Task instructions
Output the full material exactly as it appears here.

Data extract
+++++

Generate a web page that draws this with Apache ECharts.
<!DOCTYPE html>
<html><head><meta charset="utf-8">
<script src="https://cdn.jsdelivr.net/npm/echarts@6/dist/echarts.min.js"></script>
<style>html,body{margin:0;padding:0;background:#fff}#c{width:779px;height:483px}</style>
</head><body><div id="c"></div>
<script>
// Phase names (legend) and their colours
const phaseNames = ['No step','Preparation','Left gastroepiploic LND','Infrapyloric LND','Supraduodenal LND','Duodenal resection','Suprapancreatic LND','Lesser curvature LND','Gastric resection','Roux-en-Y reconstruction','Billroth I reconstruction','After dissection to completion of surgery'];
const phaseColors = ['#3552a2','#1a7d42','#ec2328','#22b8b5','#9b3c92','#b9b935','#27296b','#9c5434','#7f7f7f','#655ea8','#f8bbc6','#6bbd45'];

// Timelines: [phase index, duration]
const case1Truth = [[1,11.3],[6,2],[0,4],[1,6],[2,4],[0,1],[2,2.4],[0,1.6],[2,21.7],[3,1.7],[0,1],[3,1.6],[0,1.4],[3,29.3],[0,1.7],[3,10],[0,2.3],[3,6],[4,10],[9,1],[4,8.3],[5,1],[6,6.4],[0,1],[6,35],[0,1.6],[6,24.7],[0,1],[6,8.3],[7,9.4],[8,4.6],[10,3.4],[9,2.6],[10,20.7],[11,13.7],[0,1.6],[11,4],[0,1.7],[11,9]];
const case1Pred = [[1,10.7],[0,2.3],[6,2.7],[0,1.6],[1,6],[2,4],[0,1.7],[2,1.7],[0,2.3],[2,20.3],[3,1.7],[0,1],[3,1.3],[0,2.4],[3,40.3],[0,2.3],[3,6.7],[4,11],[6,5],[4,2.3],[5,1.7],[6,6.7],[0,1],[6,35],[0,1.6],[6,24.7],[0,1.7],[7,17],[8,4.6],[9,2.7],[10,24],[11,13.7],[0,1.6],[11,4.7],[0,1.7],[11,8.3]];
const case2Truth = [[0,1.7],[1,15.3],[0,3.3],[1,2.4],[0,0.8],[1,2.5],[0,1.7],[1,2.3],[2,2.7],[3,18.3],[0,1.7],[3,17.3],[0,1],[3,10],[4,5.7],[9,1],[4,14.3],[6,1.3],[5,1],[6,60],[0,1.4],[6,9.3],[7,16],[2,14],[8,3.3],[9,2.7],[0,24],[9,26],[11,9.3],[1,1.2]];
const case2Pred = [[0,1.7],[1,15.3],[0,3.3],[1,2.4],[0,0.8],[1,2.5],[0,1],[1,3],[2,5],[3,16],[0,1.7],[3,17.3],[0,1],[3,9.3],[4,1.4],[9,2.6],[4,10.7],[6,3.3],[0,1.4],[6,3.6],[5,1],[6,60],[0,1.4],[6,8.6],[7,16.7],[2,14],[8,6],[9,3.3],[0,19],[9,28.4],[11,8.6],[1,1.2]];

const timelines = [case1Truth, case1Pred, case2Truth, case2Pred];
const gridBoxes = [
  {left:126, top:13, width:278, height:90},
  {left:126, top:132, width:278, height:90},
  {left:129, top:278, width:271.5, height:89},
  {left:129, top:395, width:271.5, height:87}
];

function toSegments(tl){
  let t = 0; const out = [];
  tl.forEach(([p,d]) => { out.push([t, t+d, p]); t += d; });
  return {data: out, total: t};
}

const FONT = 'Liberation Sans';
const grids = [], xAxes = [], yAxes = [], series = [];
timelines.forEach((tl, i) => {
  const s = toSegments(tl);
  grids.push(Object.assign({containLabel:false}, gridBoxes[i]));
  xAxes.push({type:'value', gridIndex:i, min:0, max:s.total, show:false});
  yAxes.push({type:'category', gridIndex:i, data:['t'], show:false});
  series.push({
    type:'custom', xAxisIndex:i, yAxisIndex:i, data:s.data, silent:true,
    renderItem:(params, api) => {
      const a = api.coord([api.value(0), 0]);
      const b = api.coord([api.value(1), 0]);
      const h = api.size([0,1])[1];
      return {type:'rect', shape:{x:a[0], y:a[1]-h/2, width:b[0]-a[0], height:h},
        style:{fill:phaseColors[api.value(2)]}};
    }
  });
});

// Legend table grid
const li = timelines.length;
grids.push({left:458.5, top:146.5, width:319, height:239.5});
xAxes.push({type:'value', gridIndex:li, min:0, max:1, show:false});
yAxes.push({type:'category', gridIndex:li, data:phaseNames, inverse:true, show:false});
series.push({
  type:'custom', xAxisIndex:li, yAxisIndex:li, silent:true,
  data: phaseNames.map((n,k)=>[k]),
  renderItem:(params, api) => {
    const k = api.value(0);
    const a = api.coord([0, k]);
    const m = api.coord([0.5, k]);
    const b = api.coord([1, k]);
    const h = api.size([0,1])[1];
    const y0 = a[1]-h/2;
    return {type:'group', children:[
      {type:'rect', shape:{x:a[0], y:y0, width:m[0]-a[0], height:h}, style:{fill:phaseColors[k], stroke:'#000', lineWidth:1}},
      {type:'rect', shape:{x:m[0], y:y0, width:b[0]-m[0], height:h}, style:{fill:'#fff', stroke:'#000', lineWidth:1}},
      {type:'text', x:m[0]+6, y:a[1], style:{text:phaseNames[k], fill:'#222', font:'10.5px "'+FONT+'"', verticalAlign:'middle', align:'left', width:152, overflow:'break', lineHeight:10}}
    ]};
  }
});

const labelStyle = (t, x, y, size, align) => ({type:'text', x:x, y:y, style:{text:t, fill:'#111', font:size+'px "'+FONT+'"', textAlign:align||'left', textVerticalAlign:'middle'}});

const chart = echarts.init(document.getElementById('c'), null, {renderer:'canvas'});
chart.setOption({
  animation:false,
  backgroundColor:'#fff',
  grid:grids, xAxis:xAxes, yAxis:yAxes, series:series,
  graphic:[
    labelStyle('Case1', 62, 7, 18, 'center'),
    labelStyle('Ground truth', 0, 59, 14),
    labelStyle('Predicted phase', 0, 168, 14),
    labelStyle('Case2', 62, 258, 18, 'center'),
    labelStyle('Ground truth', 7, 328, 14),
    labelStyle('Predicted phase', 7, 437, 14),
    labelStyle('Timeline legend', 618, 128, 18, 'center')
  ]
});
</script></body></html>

+++++

Written answer
Generate a web page that draws this with Apache ECharts.
<!DOCTYPE html>
<html><head><meta charset="utf-8">
<script src="https://cdn.jsdelivr.net/npm/echarts@6/dist/echarts.min.js"></script>
<style>html,body{margin:0;padding:0;background:#fff}#c{width:779px;height:483px}</style>
</head><body><div id="c"></div>
<script>
// Phase names (legend) and their colours
const phaseNames = ['No step','Preparation','Left gastroepiploic LND','Infrapyloric LND','Supraduodenal LND','Duodenal resection','Suprapancreatic LND','Lesser curvature LND','Gastric resection','Roux-en-Y reconstruction','Billroth I reconstruction','After dissection to completion of surgery'];
const phaseColors = ['#3552a2','#1a7d42','#ec2328','#22b8b5','#9b3c92','#b9b935','#27296b','#9c5434','#7f7f7f','#655ea8','#f8bbc6','#6bbd45'];

// Timelines: [phase index, duration]
const case1Truth = [[1,11.3],[6,2],[0,4],[1,6],[2,4],[0,1],[2,2.4],[0,1.6],[2,21.7],[3,1.7],[0,1],[3,1.6],[0,1.4],[3,29.3],[0,1.7],[3,10],[0,2.3],[3,6],[4,10],[9,1],[4,8.3],[5,1],[6,6.4],[0,1],[6,35],[0,1.6],[6,24.7],[0,1],[6,8.3],[7,9.4],[8,4.6],[10,3.4],[9,2.6],[10,20.7],[11,13.7],[0,1.6],[11,4],[0,1.7],[11,9]];
const case1Pred = [[1,10.7],[0,2.3],[6,2.7],[0,1.6],[1,6],[2,4],[0,1.7],[2,1.7],[0,2.3],[2,20.3],[3,1.7],[0,1],[3,1.3],[0,2.4],[3,40.3],[0,2.3],[3,6.7],[4,11],[6,5],[4,2.3],[5,1.7],[6,6.7],[0,1],[6,35],[0,1.6],[6,24.7],[0,1.7],[7,17],[8,4.6],[9,2.7],[10,24],[11,13.7],[0,1.6],[11,4.7],[0,1.7],[11,8.3]];
const case2Truth = [[0,1.7],[1,15.3],[0,3.3],[1,2.4],[0,0.8],[1,2.5],[0,1.7],[1,2.3],[2,2.7],[3,18.3],[0,1.7],[3,17.3],[0,1],[3,10],[4,5.7],[9,1],[4,14.3],[6,1.3],[5,1],[6,60],[0,1.4],[6,9.3],[7,16],[2,14],[8,3.3],[9,2.7],[0,24],[9,26],[11,9.3],[1,1.2]];
const case2Pred = [[0,1.7],[1,15.3],[0,3.3],[1,2.4],[0,0.8],[1,2.5],[0,1],[1,3],[2,5],[3,16],[0,1.7],[3,17.3],[0,1],[3,9.3],[4,1.4],[9,2.6],[4,10.7],[6,3.3],[0,1.4],[6,3.6],[5,1],[6,60],[0,1.4],[6,8.6],[7,16.7],[2,14],[8,6],[9,3.3],[0,19],[9,28.4],[11,8.6],[1,1.2]];

const timelines = [case1Truth, case1Pred, case2Truth, case2Pred];
const gridBoxes = [
  {left:126, top:13, width:278, height:90},
  {left:126, top:132, width:278, height:90},
  {left:129, top:278, width:271.5, height:89},
  {left:129, top:395, width:271.5, height:87}
];

function toSegments(tl){
  let t = 0; const out = [];
  tl.forEach(([p,d]) => { out.push([t, t+d, p]); t += d; });
  return {data: out, total: t};
}

const FONT = 'Liberation Sans';
const grids = [], xAxes = [], yAxes = [], series = [];
timelines.forEach((tl, i) => {
  const s = toSegments(tl);
  grids.push(Object.assign({containLabel:false}, gridBoxes[i]));
  xAxes.push({type:'value', gridIndex:i, min:0, max:s.total, show:false});
  yAxes.push({type:'category', gridIndex:i, data:['t'], show:false});
  series.push({
    type:'custom', xAxisIndex:i, yAxisIndex:i, data:s.data, silent:true,
    renderItem:(params, api) => {
      const a = api.coord([api.value(0), 0]);
      const b = api.coord([api.value(1), 0]);
      const h = api.size([0,1])[1];
      return {type:'rect', shape:{x:a[0], y:a[1]-h/2, width:b[0]-a[0], height:h},
        style:{fill:phaseColors[api.value(2)]}};
    }
  });
});

// Legend table grid
const li = timelines.length;
grids.push({left:458.5, top:146.5, width:319, height:239.5});
xAxes.push({type:'value', gridIndex:li, min:0, max:1, show:false});
yAxes.push({type:'category', gridIndex:li, data:phaseNames, inverse:true, show:false});
series.push({
  type:'custom', xAxisIndex:li, yAxisIndex:li, silent:true,
  data: phaseNames.map((n,k)=>[k]),
  renderItem:(params, api) => {
    const k = api.value(0);
    const a = api.coord([0, k]);
    const m = api.coord([0.5, k]);
    const b = api.coord([1, k]);
    const h = api.size([0,1])[1];
    const y0 = a[1]-h/2;
    return {type:'group', children:[
      {type:'rect', shape:{x:a[0], y:y0, width:m[0]-a[0], height:h}, style:{fill:phaseColors[k], stroke:'#000', lineWidth:1}},
      {type:'rect', shape:{x:m[0], y:y0, width:b[0]-m[0], height:h}, style:{fill:'#fff', stroke:'#000', lineWidth:1}},
      {type:'text', x:m[0]+6, y:a[1], style:{text:phaseNames[k], fill:'#222', font:'10.5px "'+FONT+'"', verticalAlign:'middle', align:'left', width:152, overflow:'break', lineHeight:10}}
    ]};
  }
});

const labelStyle = (t, x, y, size, align) => ({type:'text', x:x, y:y, style:{text:t, fill:'#111', font:size+'px "'+FONT+'"', textAlign:align||'left', textVerticalAlign:'middle'}});

const chart = echarts.init(document.getElementById('c'), null, {renderer:'canvas'});
chart.setOption({
  animation:false,
  backgroundColor:'#fff',
  grid:grids, xAxis:xAxes, yAxis:yAxes, series:series,
  graphic:[
    labelStyle('Case1', 62, 7, 18, 'center'),
    labelStyle('Ground truth', 0, 59, 14),
    labelStyle('Predicted phase', 0, 168, 14),
    labelStyle('Case2', 62, 258, 18, 'center'),
    labelStyle('Ground truth', 7, 328, 14),
    labelStyle('Predicted phase', 7, 437, 14),
    labelStyle('Timeline legend', 618, 128, 18, 'center')
  ]
});
</script></body></html>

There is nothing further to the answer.